Posted by on Jun 3, 2012 in Mutual Fund Updates | 0 comments

Fund Company Phillips, Hager & North   Investment Management
Fund Type Canadian Bond
Rating $$$$
Style Multiple
Risk Level Low
Load Status No Load / Optional
RRSP/RRIF Suitability Excellent
TFSA Suitability Excellent
Manager PH&N Fixed Income Management   Team since December 1970
MER 0.61% No Load, 1.17% Front End / Low   Load
Code PHN 110 – No Load Units
PHN 6110 – Front End Units
PHN 4110 – Low Load Units
Minimum Investment $1,000 with minimum $25,000 account   size

 

Analysis: This is an update to our review which was published on November 30, 2011. You can read that review at https://paterson-associates.com/?p=402. Since November, there have been no material changes to the fund.

The weighting of the portfolio has remained relatively consistent over the past six months, with Government of Canada bonds now making up 7.0% of the fund, while corporates are 44%. The exposure to the higher yielding provincial bonds is just under 32% of the fund. The fund’s duration is 5.9 years, which is lower than the DEX Bond Universe duration of 6.6 years. The portfolio is very high quality, holding 89% in bonds that are rated “A” or better.

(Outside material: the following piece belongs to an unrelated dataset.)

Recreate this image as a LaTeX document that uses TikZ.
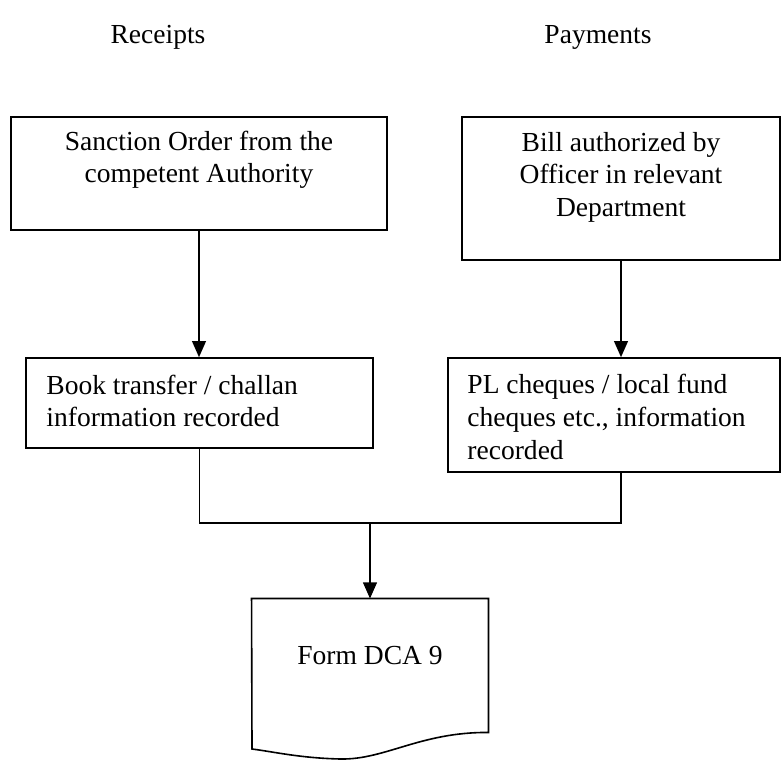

Interest rates, while not likely to move sharply higher in the short term, are expected to begin moving higher in the next few months. The manager has positioned the portfolio for this to happen with a shorter than benchmark duration and a higher exposure to corporate and provincial bonds. This combination will help to lessen the impact of rising rates.

We believe that this is one of the best bond funds for investors with its great management team, defensive positioning and lower cost structure. We are confirming our $$$$ rating on the fund.

However, for a rising rate environment, we continue to favour the PH&N Total Return Bond Fund (PHN 340) for its more flexible mandate which allows the manager the ability to invest in high yield opportunities as well as some derivative strategies. It is our opinion that it will hold up better in a rising rate environment.